Picking up your child’s birthday cake….It might not seem significant, but it is, especially if you’ve walked the infertility path and longed to have a child.
These seemingly small events are not small by any means. They are EVERYTHING.
It struck me this past weekend as I walked into the cake store. I thought to myself,
“This is what I dreamed about.”
I dreamed of these days…. planning my child’s birthday party, gathering with friends and family, celebrating our little one growing. These days are here and I’ve been overcome with tears at times that my dreams have become my reality.
If you’re in the throes of IVF or on the TTC (trying to conceive) path you get this… it’s all these little things that we can’t wait to experience. It’s difficult to express that it’s the mundane tasks that many wouldn’t thing much of that we desire. When you’ve wanted a child so badly you just appreciate everything that much more.
The moment I got a glimpse of my daughter’s Elmo cake I melted inside thinking how much joy she would feel seeing it. It’s only been in the last month or so she has shown quite the affection for this lovable Sesame Street character. We’ve developed a cute game where she yells in excitement, “Elmos’ diaper!” when one of her favorites gets chosen from the stash. Lucky for her, her mama can also do an Elmo voice impression which makes her smile ear to ear.
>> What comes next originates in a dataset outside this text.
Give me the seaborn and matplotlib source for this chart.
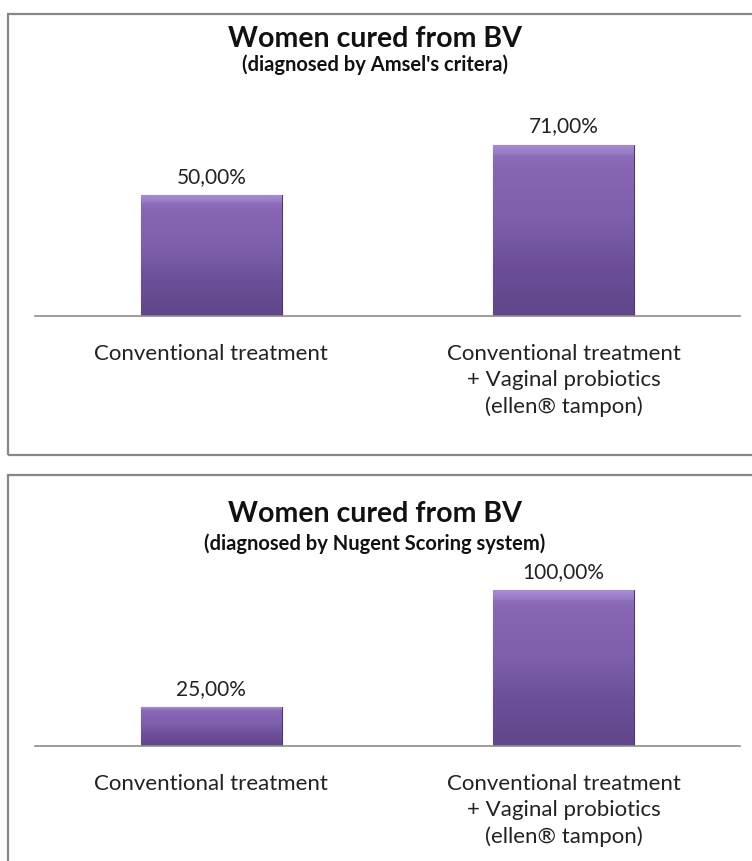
import numpy as np
import pandas as pd
import matplotlib.pyplot as plt
import seaborn as sns
from matplotlib.patches import Rectangle
from matplotlib.colors import LinearSegmentedColormap

categories = ["Conventional treatment",
              "Conventional treatment\n+ Vaginal probiotics\n(ellen® tampon)"]
amsel_values = [50.0, 71.0]
nugent_values = [25.0, 100.0]
titles = ["Women cured from BV", "Women cured from BV"]
subtitles = ["(diagnosed by Amsel's critera)", "(diagnosed by Nugent Scoring system)"]

sns.set_theme(style="white")
plt.rcParams['font.family'] = ['Lato', 'DejaVu Sans']

W, H = 752, 861
fig = plt.figure(figsize=(W / 100, H / 100), dpi=100)
fig.patch.set_facecolor('white')


def fx(px):
    return px / W


def fy(py):
    return 1 - py / H


def add_axes_px(left, top, right, bottom):
    return fig.add_axes([fx(left), fy(bottom), fx(right) - fx(left), (bottom - top) / H])


# panel borders
for (l, t, r, b) in [(8, 14, 760, 455), (8, 475, 760, 870)]:
    fig.patches.append(Rectangle((fx(l), fy(b)), fx(r) - fx(l), (b - t) / H,
                                 transform=fig.transFigure, fill=False,
                                 edgecolor='#878787', linewidth=1.6))

bar_cmap = LinearSegmentedColormap.from_list(
    'bv', ['#a68bd3', '#8766b4', '#7f60ad', '#6c4f98', '#62468b'])


def draw_panel(ax, values, ymax):
    df = pd.DataFrame({'group': categories, 'pct': values})
    sns.barplot(data=df, x='group', y='pct', ax=ax, color='#7b5ca8',
                width=0.4, edgecolor='#4e3870', linewidth=0.8)
    # vertical gradient for bars
    grad = np.concatenate([np.linspace(0, 0.12, 4), np.linspace(0.2, 1, 60)]).reshape(-1, 1)
    for p in ax.patches:
        x0, y0 = p.get_x(), p.get_y()
        w, h = p.get_width(), p.get_height()
        im = ax.imshow(grad, cmap=bar_cmap, aspect='auto', vmin=0, vmax=1,
                       extent=[x0, x0 + w, y0, y0 + h], origin='upper', zorder=p.get_zorder() + 0.1)
        im.set_clip_path(p)
    ax.set_xlim(-0.5, 1.5)
    ax.set_ylim(0, ymax)
    ax.bar_label(ax.containers[0],
                 labels=[f"{v:.2f}".replace('.', ',') + '%' for v in values],
                 padding=6, fontsize=15, color='#222222')
    ax.set_xlabel('')
    ax.set_ylabel('')
    ax.set_yticks([])
    for s in ['top', 'left', 'right']:
        ax.spines[s].set_visible(False)
    ax.spines['bottom'].set_color('#8c8c8c')
    ax.spines['bottom'].set_linewidth(1.2)
    ax.tick_params(axis='x', length=0, pad=20, labelsize=16, colors='#222222')
    for lab in ax.get_xticklabels():
        lab.set_linespacing(1.38)
    ax.set_facecolor('none')


ax1 = add_axes_px(35, 316 - 193, 740, 316)
draw_panel(ax1, amsel_values, 80)

ax2 = add_axes_px(35, 746 - 187, 740, 746)
draw_panel(ax2, nugent_values, 120)

fig.text(fx(375), fy(39), titles[0], ha='center', va='center', fontsize=20.5, fontweight='bold', color='#111111')
fig.text(fx(375), fy(65), subtitles[0], ha='center', va='center', fontsize=14.5, fontweight='bold', color='#111111')
fig.text(fx(375), fy(514), titles[1], ha='center', va='center', fontsize=20.5, fontweight='bold', color='#111111')
fig.text(fx(375), fy(544), subtitles[1], ha='center', va='center', fontsize=14.5, fontweight='bold', color='#111111')

fig.savefig('out.png', dpi=100, facecolor='white')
The little things. This was the first birthday where I created little personalized party favor bags for the 8 kids in attendance. Oh, the joy! As an Occupational Therapist I had fun selecting the items. (You bet I threw in some fine motor tools)! Living in the moments that I had always wished for is truly sweet.
IVF sure knocked me around a bit, but it has become one of my superpowers.
If I can get through all of that, while at the same time facing the loss of my mom, I know I can get through most anything.
I believe birthdays are to be celebrated and think a 2 year old’s birthday is a pretty special one. It’s a bit crazy when I think about the statistics of kids who were at the party. Four of the nine kids (including my daughter) were born through reproductive assistance; That’s surprising and yet not so much a surprise in today’s age where 1 in 8 individuals are challenged with infertility. Hopefully this topic is one that keeps getting talked about. Sharing my reflections in the hopes that at least 1 person gets a takeaway from this is my goal.
The little things are the biggest things especially after you’ve gone through hell and back with infertility.
It’s these moments… seeing your daughter running on the playground with her friends, the red cake “Joker” mouths gobbling up some delicious cake, watching kids light up seeing bubbles and stickers, and seeing the pure joy on their faces while running through splash pad fountains…. It’s ALL OF IT.
There’s no greater honor as a mom to get to experience these kinds of moments. May this be a reminder –
Savor the little things. Celebrate milestones. Take lots of pictures.
You only get to turn 2 years old once in your life. Savor these precious times and know that getting to pick up your little one’s cake is the icing on top.